CHIPPAC, INC RETENTION AND SEVERANCE AGREEMENT
Exhibit 10.42
CHIPPAC, INC
RETENTION AND SEVERANCE AGREEMENT
March 22, 2004
Xxxxxx Xxxxxxxx
ChipPAC, Inc.
00000 Xxxx Xxxx
Xxxxxxx, XX 00000
Dear Xxx:
In recognition of your committed efforts as an employee of ChipPAC, Inc. (the “Company”), we are offering you the opportunity to receive a special retention payment in the amount set forth below (the “Retention Payment”) and a special severance payment in the amount set forth below (the “Severance Payment,” together with other benefits, the “Severance Benefits”) in connection with the closing (the “Closing”) of the transactions contemplated by the Agreement and Plan of Merger and Reorganization among ST Assembly Test Services Ltd, Camelot Merger, Inc. and ChipPAC, Inc. dated as of February 10, 2004. The Retention Benefits and Severance Benefits both will be fully subject to the terms of the ChipPAC, Inc. Employee Retention and Severance Plan (the “Plan”). Capitalized terms used and not otherwise defined herein have the meanings set forth in the Plan.
Your benefits under the Plan include the following:
1. Retention Payment. You will receive a payment equal to twenty-six (26) times your Weekly Base Pay determined on the business day immediately preceding the Closing. Your Retention Payment will be payable on the first normal and customary payroll date following the termination of your employment with the Company, which will be on June 30, 2004 or until closing (“Termination Date”), or on such earlier date as may be required by law.
2. Severance Benefits.
(a) Severance Payment. You will receive a payment equal to twenty-six (26) times your Weekly Base Salary determined on the business day immediately preceding the Closing. Your Severance Payment will be payable on the first normal and customary payroll date following your Termination Date or on such earlier date as may be required by law.
(b) Stock Options. Each ChipPAC stock option that you hold, other than options granted to you on or after January 1, 2004, will be fully exercisable upon the Closing to the extent they were not previously exercisable.
(c) COBRA. In addition to the COBRA health care continuation coverage as required by law, the Company will pay you premiums associated directly with the provision of such coverage that you elect for a period of thirteen (13) weeks.
(d) Pro-rated STI to actual performance at the time of closing.

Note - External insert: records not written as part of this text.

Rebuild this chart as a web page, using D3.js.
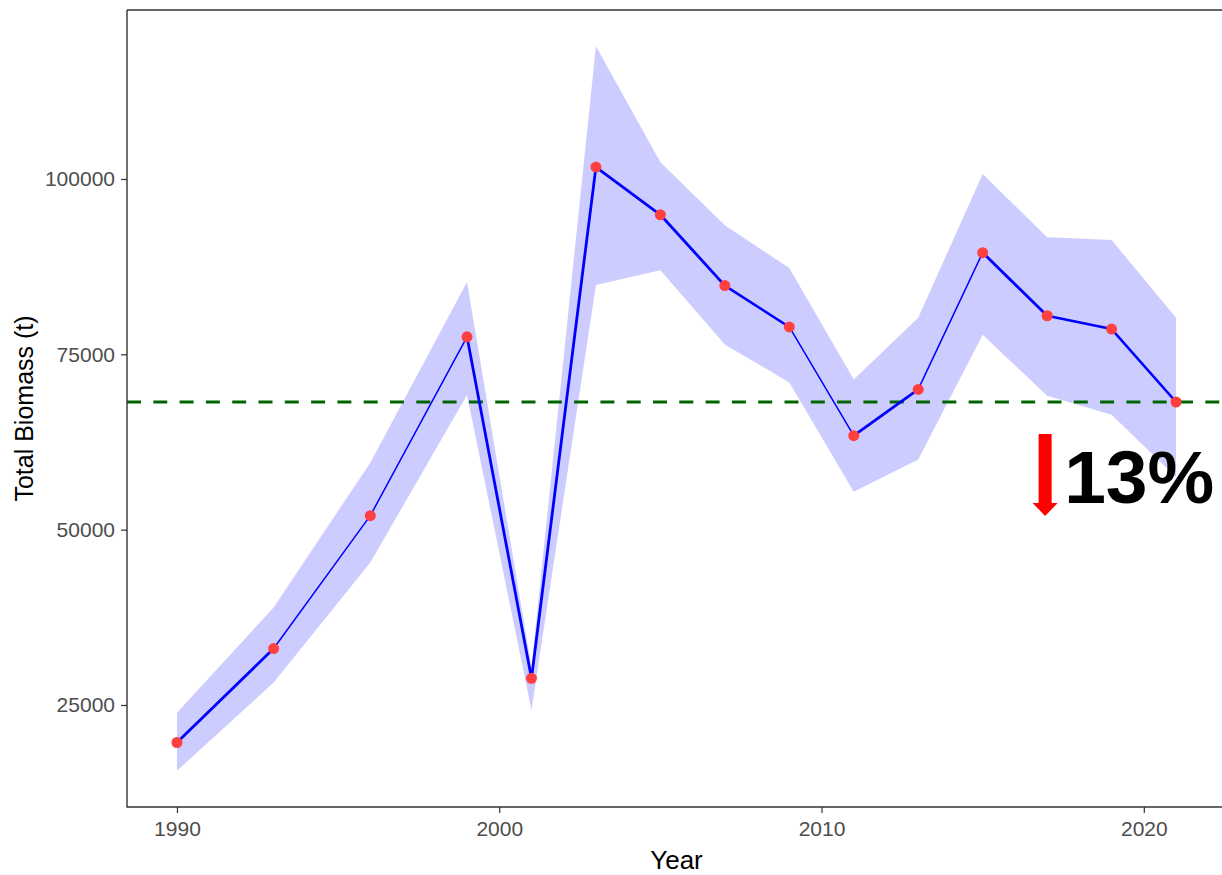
<!DOCTYPE html>
<html>
<head>
<meta charset="utf-8">
<script src="https://cdn.jsdelivr.net/npm/d3@7"></script>
<style>
  html, body { margin: 0; padding: 0; background: #fff; }
  svg { display: block; font-family: "Liberation Sans", Arial, sans-serif; }
</style>
</head>
<body>
<svg id="chart" width="1222" height="875"></svg>
<script>
// Survey years and estimated total biomass (t)
const years   = [1990, 1993, 1996, 1999, 2001, 2003, 2005, 2007, 2009, 2011, 2013, 2015, 2017, 2019, 2021];
const biomass = [19650, 33050, 52000, 77500, 28800, 101700, 94900, 84800, 78900, 63400, 70000, 89500, 80500, 78600, 68200];
// Confidence band
const lower   = [15620, 28200, 45300, 69200, 24300, 84900, 87000, 76400, 71000, 55400, 60000, 77800, 69100, 66400, 57500];
const upper   = [23900, 38900, 59550, 85300, 30400, 118930, 102400, 93400, 87300, 71400, 80200, 100700, 91700, 91300, 80200];
// Reference level (latest estimate) and change annotation
const refLevel = 68200;
const changeLabel = "13%";
const xTicks = [1990, 2000, 2010, 2020];
const yTicks = [25000, 50000, 75000, 100000];

// Stroke widths for the connecting segments
const segWidth = [2.8, 1.5, 1.5, 2.8, 2.8, 2.8, 2.8, 2.6, 1.5, 2.8, 1.5, 2.8, 2.6, 2.6];

const svg = d3.select("#chart");
const panel = { left: 127, right: 1226, top: 10, bottom: 807 };

const data = years.map((y, i) => ({ year: y, value: biomass[i], lo: lower[i], hi: upper[i] }));

// 5% padding on both scales
const xMin = d3.min(years), xMax = d3.max(years);
const xPad = (xMax - xMin) * 0.05;
const yMin = d3.min(lower), yMax = d3.max(upper);
const yPad = (yMax - yMin) * 0.05;

const x = d3.scaleLinear().domain([xMin - xPad, xMax + xPad]).range([panel.left, panel.right]);
const y = d3.scaleLinear().domain([yMin - yPad, yMax + yPad]).range([panel.bottom, panel.top]);

const plot = svg.append("g");

// Confidence ribbon
plot.append("path")
  .datum(data)
  .attr("fill", "#ccccff")
  .attr("d", d3.area().x(d => x(d.year)).y0(d => y(d.lo)).y1(d => y(d.hi)));

// Reference line
plot.append("line")
  .attr("x1", panel.left).attr("x2", 1222)
  .attr("y1", y(refLevel)).attr("y2", y(refLevel))
  .attr("stroke", "#006400").attr("stroke-width", 3)
  .attr("stroke-dasharray", "14 12.3");

// Biomass line, one segment at a time
const segs = d3.pairs(data);
plot.selectAll("line.seg").data(segs).join("line")
  .attr("class", "seg")
  .attr("x1", d => x(d[0].year)).attr("y1", d => y(d[0].value))
  .attr("x2", d => x(d[1].year)).attr("y2", d => y(d[1].value))
  .attr("stroke", "#0000ff")
  .attr("stroke-linecap", "round")
  .attr("stroke-width", (d, i) => segWidth[i]);

// Points
plot.selectAll("circle").data(data).join("circle")
  .attr("cx", d => x(d.year)).attr("cy", d => y(d.value))
  .attr("r", 5.5).attr("fill", "#ff4040");

// Axes
const axisColor = "#333333";
const xAxis = svg.append("g").attr("transform", `translate(0,${panel.bottom})`)
  .call(d3.axisBottom(x).tickValues(xTicks).tickFormat(d3.format("d")).tickSize(6).tickPadding(5));
const yAxis = svg.append("g").attr("transform", `translate(${panel.left},0)`)
  .call(d3.axisLeft(y).tickValues(yTicks).tickFormat(d3.format("d")).tickSize(6).tickPadding(6));

[xAxis, yAxis].forEach(g => {
  g.select(".domain").remove();
  g.selectAll(".tick line").attr("stroke", axisColor).attr("stroke-width", 1.2);
  g.selectAll(".tick text").attr("fill", "#4d4d4d").style("font-size", "21px")
    .style("font-family", "'Liberation Sans', Arial, sans-serif");
});
xAxis.selectAll(".tick text").attr("dy", "0.85em");

// Axis lines and top border
svg.append("line").attr("x1", panel.left).attr("x2", panel.left)
  .attr("y1", panel.top).attr("y2", panel.bottom + 0.6)
  .attr("stroke", axisColor).attr("stroke-width", 1.4);
svg.append("line").attr("x1", panel.left).attr("x2", 1222)
  .attr("y1", panel.bottom).attr("y2", panel.bottom)
  .attr("stroke", axisColor).attr("stroke-width", 1.4);
svg.append("line").attr("x1", panel.left).attr("x2", 1222)
  .attr("y1", panel.top).attr("y2", panel.top)
  .attr("stroke", axisColor).attr("stroke-width", 1.4);

// Axis titles
svg.append("text")
  .attr("x", (panel.left + panel.right) / 2).attr("y", 869)
  .attr("text-anchor", "middle").attr("fill", "#000")
  .style("font-size", "26px").text("Year");
svg.append("text")
  .attr("transform", `translate(33,${(panel.top + panel.bottom) / 2}) rotate(-90)`)
  .attr("text-anchor", "middle").attr("fill", "#000")
  .style("font-size", "25px").text("Total Biomass (t)");

// Decline annotation: red arrow and percentage
const ax = x(2017) - 2;
const aTop = y(refLevel) + 32;
const aHeadY = aTop + 69;
const ann = svg.append("g");
ann.append("rect")
  .attr("x", ax - 6.5).attr("y", aTop).attr("width", 13).attr("height", aHeadY - aTop + 1)
  .attr("fill", "#ff0000");
ann.append("path")
  .attr("d", `M${ax - 12.5},${aHeadY} L${ax + 12.5},${aHeadY} L${ax},${aHeadY + 13} Z`)
  .attr("fill", "#ff0000");
ann.append("text")
  .attr("x", ax + 19).attr("y", aHeadY)
  .attr("fill", "#000").style("font-weight", "bold").style("font-size", "75px")
  .text(changeLabel);
</script>
</body>
</html>
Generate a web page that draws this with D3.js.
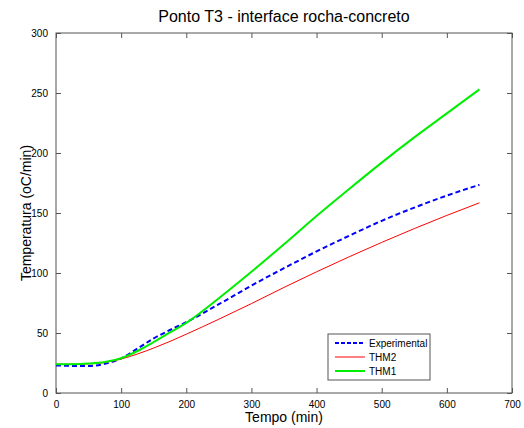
<!DOCTYPE html>
<html><head><meta charset="utf-8">
<script src="https://cdn.jsdelivr.net/npm/d3@7"></script>
<style>body{margin:0;background:#fff}svg{display:block;font-family:"Liberation Sans",Arial,sans-serif}</style>
</head><body>
<svg id="c" width="524" height="428"></svg>
<script>
const times = [0,25,50,75,100,125,150,175,200,250,300,350,400,450,500,550,600,650];
const experimental = [23,22.6,22.6,24.3,28.8,37,45.5,52.5,59,74,89.5,104,118,131,143.5,154.5,164.5,173.5];
const thm2 = [24,24,24.3,25.4,28.3,32.5,37.5,43,49,61.5,74.5,88,101,113.5,125.5,137,148,158.5];
const thm1 = [24,24,24.5,25.8,29,35,42.5,50.5,58.5,79,101,124,147.5,170,192,213,233,253];
const xTicks = [0,100,200,300,400,500,600,700];
const yTicks = [0,50,100,150,200,250,300];
const seriesNames = ["Experimental","THM2","THM1"];

const svg = d3.select("#c");
const L=56,R=512,T=33,B=393;
const x = d3.scaleLinear().domain([0,700]).range([L,R]);
const y = d3.scaleLinear().domain([0,300]).range([B,T]);
const axisColor="#555";

svg.append("rect").attr("x",L).attr("y",T).attr("width",R-L).attr("height",B-T)
  .attr("fill","none").attr("stroke",axisColor).attr("stroke-width",1);

function styleAxis(g){
  g.select(".domain").remove();
  g.selectAll(".tick line").attr("stroke",axisColor);
  g.selectAll(".tick text").attr("fill","#000").style("font-size","10px").style("font-family","'Liberation Sans',Arial,sans-serif");
}
svg.append("g").attr("transform",`translate(0,${B})`)
  .call(d3.axisBottom(x).tickValues(xTicks).tickSizeInner(-5).tickSizeOuter(0).tickPadding(8)).call(styleAxis);
svg.append("g").attr("transform",`translate(0,${T})`)
  .call(d3.axisTop(x).tickValues(xTicks).tickSizeInner(-5).tickSizeOuter(0).tickFormat("")).call(styleAxis);
svg.append("g").attr("transform",`translate(${L},0)`)
  .call(d3.axisLeft(y).tickValues(yTicks).tickSizeInner(-5).tickSizeOuter(0).tickPadding(8)).call(styleAxis);
svg.append("g").attr("transform",`translate(${R},0)`)
  .call(d3.axisRight(y).tickValues(yTicks).tickSizeInner(-5).tickSizeOuter(0).tickFormat("")).call(styleAxis);

const line = d3.line().x((d,i)=>x(times[i])).y(d=>y(d)).curve(d3.curveMonotoneX);
const styles = [
  {data:experimental,color:"#0000ff",w:2,dash:"5,3"},
  {data:thm2,color:"#ff0000",w:1,dash:null},
  {data:thm1,color:"#00ee00",w:2,dash:null}
];
styles.forEach(s=>{
  svg.append("path").datum(s.data).attr("d",line).attr("fill","none")
    .attr("stroke",s.color).attr("stroke-width",s.w).attr("stroke-dasharray",s.dash);
});

svg.append("text").attr("x",(L+R)/2).attr("y",22).attr("text-anchor","middle")
  .style("font-size","16px").text("Ponto T3 - interface rocha-concreto");
svg.append("text").attr("x",(L+R)/2).attr("y",422).attr("text-anchor","middle")
  .style("font-size","14px").text("Tempo (min)");
svg.append("text").attr("transform",`translate(31,${(T+B)/2}) rotate(-90)`).attr("text-anchor","middle")
  .style("font-size","14px").text("Temperatura (oC/min)");

const lg = svg.append("g");
lg.append("rect").attr("x",328).attr("y",334).attr("width",102).attr("height",46)
  .attr("fill","#fff").attr("stroke",axisColor).attr("stroke-width",1);
styles.forEach((s,i)=>{
  const yy = 343 + i*14;
  lg.append("line").attr("x1",335).attr("x2",365).attr("y1",yy).attr("y2",yy)
    .attr("stroke",s.color).attr("stroke-width",s.w).attr("stroke-dasharray",s.dash?"4,2":null);
  lg.append("text").attr("x",369).attr("y",yy+3.5).style("font-size","10px").text(seriesNames[i]);
});
</script>
</body></html>
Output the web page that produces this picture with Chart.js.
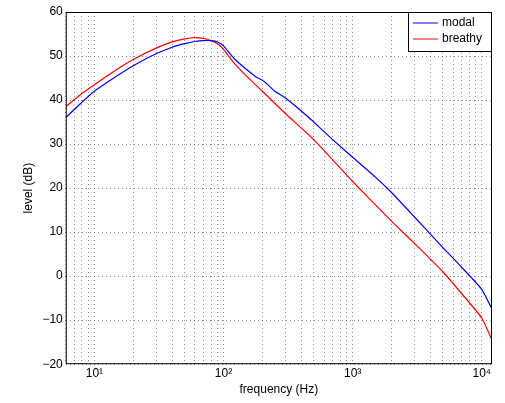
<!DOCTYPE html><html><head><script src="https://cdn.jsdelivr.net/npm/chart.js@4"></script>
<style>body{margin:0;background:#fff}#w{width:505px;height:403px}</style></head><body><div id="w"><canvas id="c"></canvas></div>
<script>
const modalF=[6,8,10,15,20,30,40,50,60,70,80,90,100,120,150,180,200,220,250,300,400,500,700,1000,1500,2000,3000,5000,7000,10000,12000];
const modalDb=[36,39.5,42,45.5,47.8,50.5,52,52.8,53.3,53.5,53.5,53.2,52.3,49.5,47,45.2,44.5,43.5,42,40.5,37.5,35,31,27,22.5,19,13.5,6.5,2,-3,-7.5];
const breathyF=[6,8,10,15,20,30,40,50,60,70,80,90,100,120,150,200,300,500,1000,2000,3000,5000,7000,10000,12000];
const breathyDb=[38.5,41.5,43.5,47,49.2,51.8,53.2,53.9,54.2,54,53.5,52.8,51.5,48.5,45.5,42,37,31,21.5,12.5,7.5,1,-4,-9.5,-14.5];
const yTicks=[-20,-10,0,10,20,30,40,50,60];
const sup={1:'¹',2:'²',3:'³',4:'⁴'};
const pts=(f,d)=>f.map((x,i)=>({x,y:d[i]}));
const legendBox={id:'lb',afterDraw(ch){const a=ch.chartArea,c=ch.ctx;const w=84,h=40,x=a.right-w,y=a.top;
c.save();c.fillStyle='#fff';c.fillRect(x,y,w,h);c.strokeStyle='#000';c.lineWidth=1;c.strokeRect(x+.5,y+.5,w-1,h-1);
c.font='12px "Liberation Sans", Arial';c.textBaseline='middle';
ch.data.datasets.forEach((d,i)=>{const yy=y+11+i*16;c.strokeStyle=d.borderColor;c.beginPath();c.moveTo(x+5,yy);c.lineTo(x+30,yy);c.stroke();c.fillStyle='#000';c.fillText(d.label,x+34,yy);});
c.strokeStyle='#000';c.strokeRect(a.left+.5,a.top+.5,a.right-a.left-1,a.bottom-a.top-1);c.restore();}};
new Chart(document.getElementById('c'),{type:'scatter',data:{datasets:[
{label:'modal',data:pts(modalF,modalDb),showLine:true,borderColor:'#0000ff',borderWidth:1.2,pointRadius:0,tension:0.15},
{label:'breathy',data:pts(breathyF,breathyDb),showLine:true,borderColor:'#ff0000',borderWidth:1.2,pointRadius:0,tension:0.15}]},
options:{animation:false,responsive:true,maintainAspectRatio:false,layout:{padding:{top:12,right:13,left:17,bottom:6}},
plugins:{legend:{display:false},tooltip:{enabled:false}},
scales:{x:{type:'logarithmic',min:6,max:12000,
afterBuildTicks(s){const t=[];for(let e=0;e<5;e++)for(let m=1;m<10;m++){const v=m*Math.pow(10,e);if(v>=6&&v<=12000)t.push({value:v});}s.ticks=t;},
ticks:{autoSkip:false,maxRotation:0,color:'#000',padding:2,font:{size:12,family:'Liberation Sans'},callback(v){const e=Math.log10(v);return Math.abs(e-Math.round(e))<1e-9?'10'+sup[Math.round(e)]:'';}},
grid:{color:'#444',lineWidth:0.6,tickLength:0,drawTicks:false},border:{display:false,dash:[1,3]},
title:{display:true,text:'frequency (Hz)',color:'#000',font:{size:12,family:'Liberation Sans'},padding:{top:0,bottom:0}}},
y:{min:-20,max:60,afterBuildTicks(s){s.ticks=yTicks.map(v=>({value:v}));},
ticks:{color:'#000',font:{size:12,family:'Liberation Sans'},callback:v=>v<0?'−'+(-v):''+v},
grid:{color:'#444',lineWidth:0.6,drawTicks:false},border:{display:false,dash:[1,3]},
title:{display:true,text:'level (dB)',color:'#000',font:{size:12,family:'Liberation Sans'}}}}},
plugins:[legendBox]});
</script></body></html>
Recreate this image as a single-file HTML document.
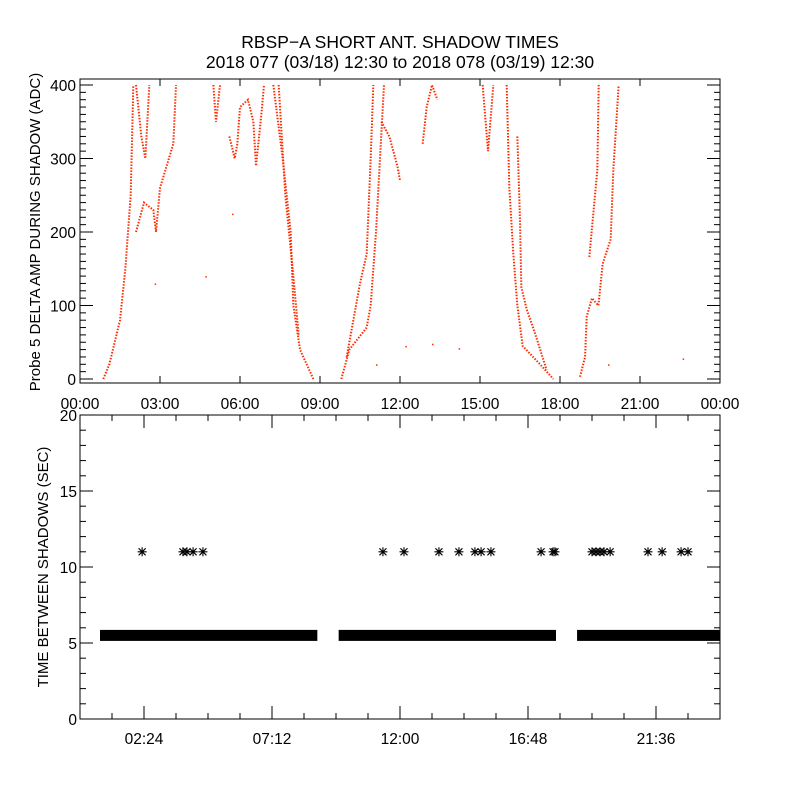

You will receive your Retention Payment, the Severance Payment and the other Severance Benefits subject to certain conditions set forth in the Plan, including, without limitation, your continued full-time employment with the Company from the Closing through and including your Termination Date and your execution and non-revocation of a general release of claims in substantially the form attached as Annex A to the Plan. Notwithstanding the foregoing, you will be entitled to receive the Retention Payment, the Severance Payment and the other Severance Benefits in the event that your employment is terminated by the Company without Cause (as such term is defined in the Retention Plan) or by you for Good Reason (as such term is defined in the Retention Plan) after the Closing, but before your Termination Date.
Please note that this letter is not a guarantee of continuing employment or an employment contract between you and the Company. You remain an at-will employee of the Company. In the event that the Closing does not occur, this award letter and the Plan shall be void.
By your execution and delivery of this letter, you agree to your participation in the Plan pursuant to the terms thereof and specifically acknowledge that participation in the Plan will be lieu of, and shall supersede any and all provisions providing for severance, retention or change of control payments or benefits, if any, set forth in you Offer Letter and all other prior oral or written plans, agreements, communications, negotiations, commitments and understandings with respect to such payments or benefits.
This agreement will become effective upon your execution or it in the space provided below and its delivery to Xxxxxx X. Xxxxxxx, Vice-President, Corporate Administration and Human Resources.
CHIPPAC, INC. | ||
By: |
/s/ XXXXXX XxXXXXX | |
Name: |
Xxxxxx XxXxxxx | |
Title: |
Chief Executive Officer and President |
I, the undersigned, hereby agree to the foregoing, and acknowledge that the terms and conditions of the Plan, which include the terms of this agreement, are confidential.